しかし、このライブ盤では当然音は重ねられないので一本で弾いているのですが、こうやって弾いていたのか!という驚きの連続でした。
そして、音がすごい。
これは現代のリマスター技術に感謝する部分が多いですが、音圧がすごいのです。ギター音がデカイデカイ。
津軽三味線に影響を受けたと言われている独特のじょんがらギターはまるで機関車のようです。
次に、ドラムもすごいのです。
僕はもともとロジャーテイラーのドラムプレイが好きでした。
あの8ビートでスネアを叩く時にハイハットを少し開く感じとか、ドコドコ言うタムロールとか、よく跳ねるスネアとか、聞いててすごい気持ち良いのです。
このドラムもリマスター技術により、よりクリアに聞こえ、それによってよりパワーを感じるのです。
最後に、コーラスが素晴らしい。
ブライアンメイもロジャーテイラーも歌が上手いとは思ってましたが、ここまで歌唱力があるとは…
特にロジャーテイラー。
彼は基本的にドラムにしておくには勿体無いと思っちゃうほどの逸材です。
歌が上手すぎるのです。
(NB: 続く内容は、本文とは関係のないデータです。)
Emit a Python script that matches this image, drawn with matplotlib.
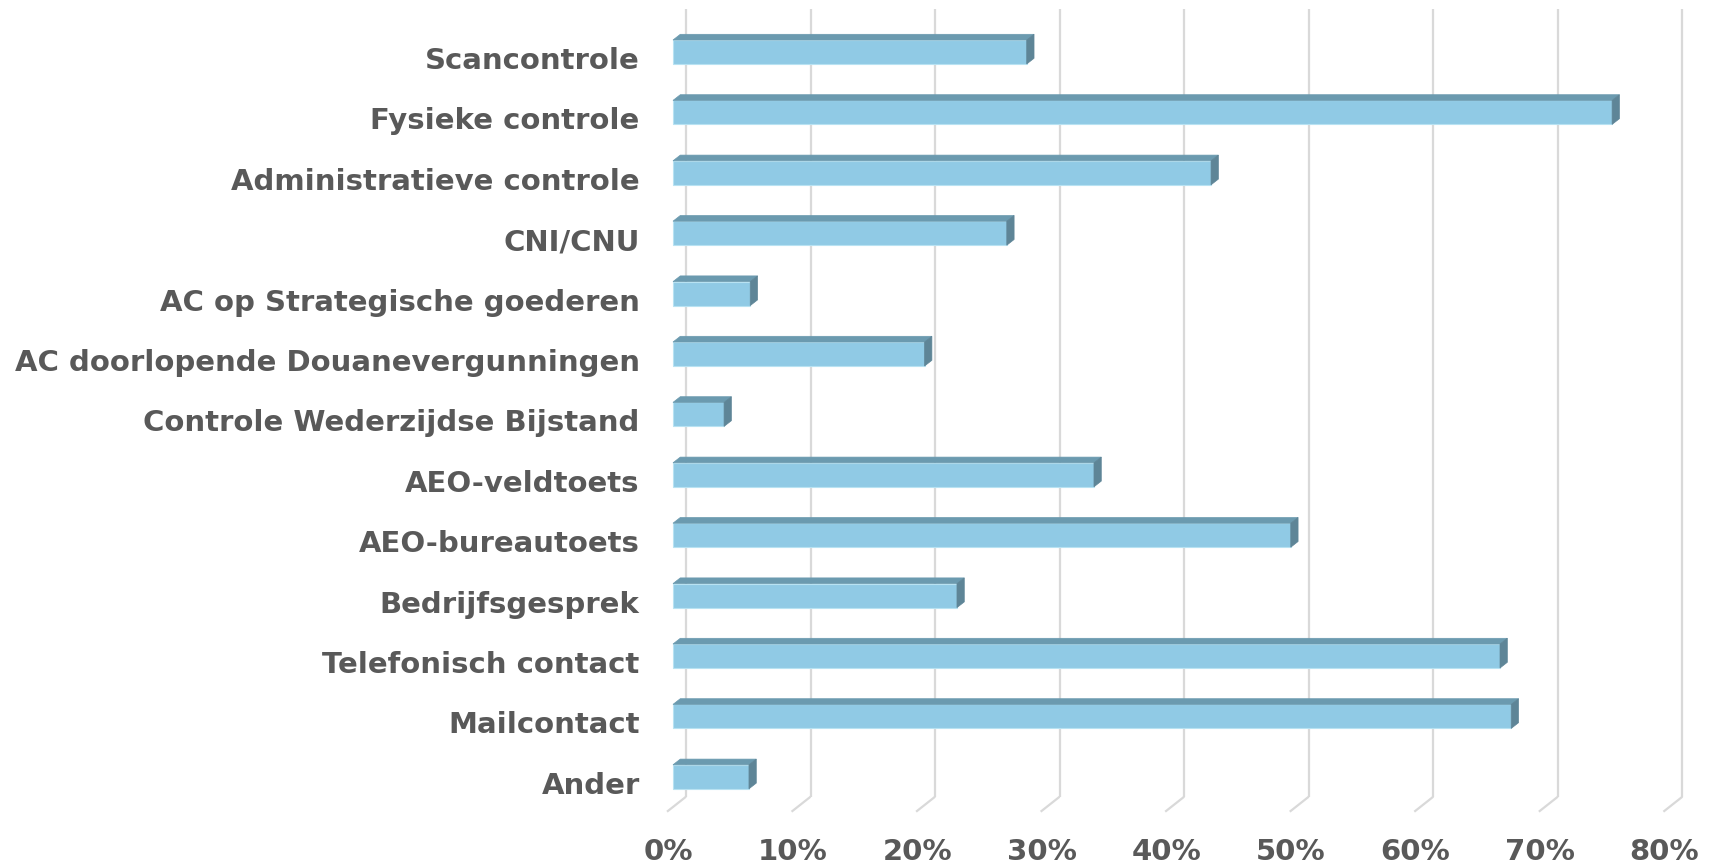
import numpy as np
import matplotlib
matplotlib.use("Agg")
import matplotlib.pyplot as plt
from matplotlib.patches import Polygon
from matplotlib.font_manager import FontProperties
import matplotlib.transforms as mtransforms

# Data (share of respondents)
categories = [
    "Scancontrole",
    "Fysieke controle",
    "Administratieve controle",
    "CNI/CNU",
    "AC op Strategische goederen",
    "AC doorlopende Douanevergunningen",
    "Controle Wederzijdse Bijstand",
    "AEO-veldtoets",
    "AEO-bureautoets",
    "Bedrijfsgesprek",
    "Telefonisch contact",
    "Mailcontact",
    "Ander",
]
values = [0.284, 0.754, 0.432, 0.268, 0.062, 0.202, 0.041, 0.338, 0.496, 0.228, 0.664, 0.673, 0.061]
x_ticks = [0.0, 0.1, 0.2, 0.3, 0.4, 0.5, 0.6, 0.7, 0.8]
x_tick_labels = ["0%", "10%", "20%", "30%", "40%", "50%", "60%", "70%", "80%"]

# Colours
FRONT = "#90CAE5"
TOP = "#6B9AAF"
SIDE = "#5E8597"
EDGE = "#B8E2F2"
GRID = "#D9D9D9"
TEXT = "#595959"

W, H = 1711, 866
fig = plt.figure(figsize=(W / 100, H / 100), dpi=100)
# axes = front plane of the bars (pixel layout of the reference)
ax_left, ax_right = 673, 1669.4
ax_top, ax_bottom = 21.8, 807.0
ax = fig.add_axes([ax_left / W, 1 - ax_bottom / H,
                   (ax_right - ax_left) / W, (ax_bottom - ax_top) / H])
ax.set_xlim(0, 0.8)
ax.set_ylim(12.5, -0.5)
for s in ax.spines.values():
    s.set_visible(False)

# pixel -> data unit conversion for the fake 3D depth
px_x = 0.8 / (ax_right - ax_left)
px_y = 13.0 / (ax_bottom - ax_top)

bar_h = 24 * px_y
bdx, bdy = 7.3 * px_x, 5.7 * px_y      # bar depth
wdx, wdy = 13 * px_x, 10.3 * px_y      # back wall offset
fdx, fdy = 6 * px_x, 4.7 * px_y        # floor front offset
y_floor = 12.5
y_wall_top = -0.712

# back wall gridlines + floor lines
for t in x_ticks:
    ax.plot([t + wdx, t + wdx], [y_wall_top, y_floor - wdy], color=GRID, lw=1.6,
            clip_on=False, zorder=1, solid_capstyle="butt")
    ax.plot([t + wdx, t - fdx], [y_floor - wdy, y_floor + fdy], color=GRID, lw=1.6,
            clip_on=False, zorder=1, solid_capstyle="butt")

y = np.arange(len(categories))
ax.barh(y, values, height=bar_h, color=FRONT, edgecolor=EDGE, linewidth=0.8,
        zorder=3, clip_on=False)

for yi, v in zip(y, values):
    top_y = yi - bar_h / 2
    bot_y = yi + bar_h / 2
    top = Polygon([(0, top_y), (v, top_y), (v + bdx, top_y - bdy), (bdx, top_y - bdy)],
                  closed=True, facecolor=TOP, edgecolor=TOP, lw=0.5, zorder=3, clip_on=False)
    side = Polygon([(v, top_y), (v + bdx, top_y - bdy), (v + bdx, bot_y - bdy), (v, bot_y)],
                   closed=True, facecolor=SIDE, edgecolor=SIDE, lw=0.5, zorder=3, clip_on=False)
    ax.add_patch(top)
    ax.add_patch(side)

fp = FontProperties(family="DejaVu Sans", weight="bold", size=21)

ax.set_yticks(y, categories)
ax.set_xticks(x_ticks, x_tick_labels)
ax.tick_params(axis="both", length=0)
ax.tick_params(axis="y", pad=24)
ax.tick_params(axis="x", pad=22)
for lab in ax.get_yticklabels():
    lab.set_fontproperties(fp)
    lab.set_color(TEXT)
    lab.set_transform(lab.get_transform() + mtransforms.ScaledTranslation(0, -6 / 100, fig.dpi_scale_trans))
for lab in ax.get_xticklabels():
    lab.set_fontproperties(fp)
    lab.set_color(TEXT)
    lab.set_transform(lab.get_transform() + mtransforms.ScaledTranslation(-5 / 100, 0, fig.dpi_scale_trans))

fig.savefig("out.png", dpi=100, facecolor="white")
ロッドスチュアートと形容されるほどです。
顔も一番かっこよく、バンドを初めて髪を伸ばしてからは女とよく間違われたそうです。
スタジオ盤でも聖歌隊で鍛えられたという彼のコーラスはいかんなく発揮されており、地声からして比較的高くて4オクターブを出せるというフレディがボーカルのバンドなのに、高音はロジャーテイラーの担当です。
またブライアンも高い美声なので、フレディが低音を担当することが多いです。
歌声は美声のフレディとは対照的なワイルドなハスキーボイス。
これがすごく映えるのです。
フレディは元々喉が強い方ではなく、ライブでも喉を潰さないために低く歌ったりします。
そこでロジャーが活躍するのです。
ロジャーは喉が強いのか、スタジオ盤通りの高いキーで、金属ボイスで叫びまくります。
コーラスがクイーンサウンドの特徴の一つでもあると同時に、ライブでは再現し切れない部分が多いと思っていましたが、ここまでやれていたとは驚きました。
長くなってきたのでそろそろまとめに入りますが、今回ほどリマスター技術に感謝したのは初めてです。
そして、40年という長い時間こんな完成度の高いライブ音源を隠してきたクイーンに驚きました。
なるほど、リマスター技術が追いつくのを待っていたのか。
個人的にはクイーンIIに収録されている『フェアリーフェラーの神技』や、シアーハートアタック収録の『フリックオブザリスト』など、後々ライブでやることは無かった隠れた名曲が聞けたのが嬉しかったです。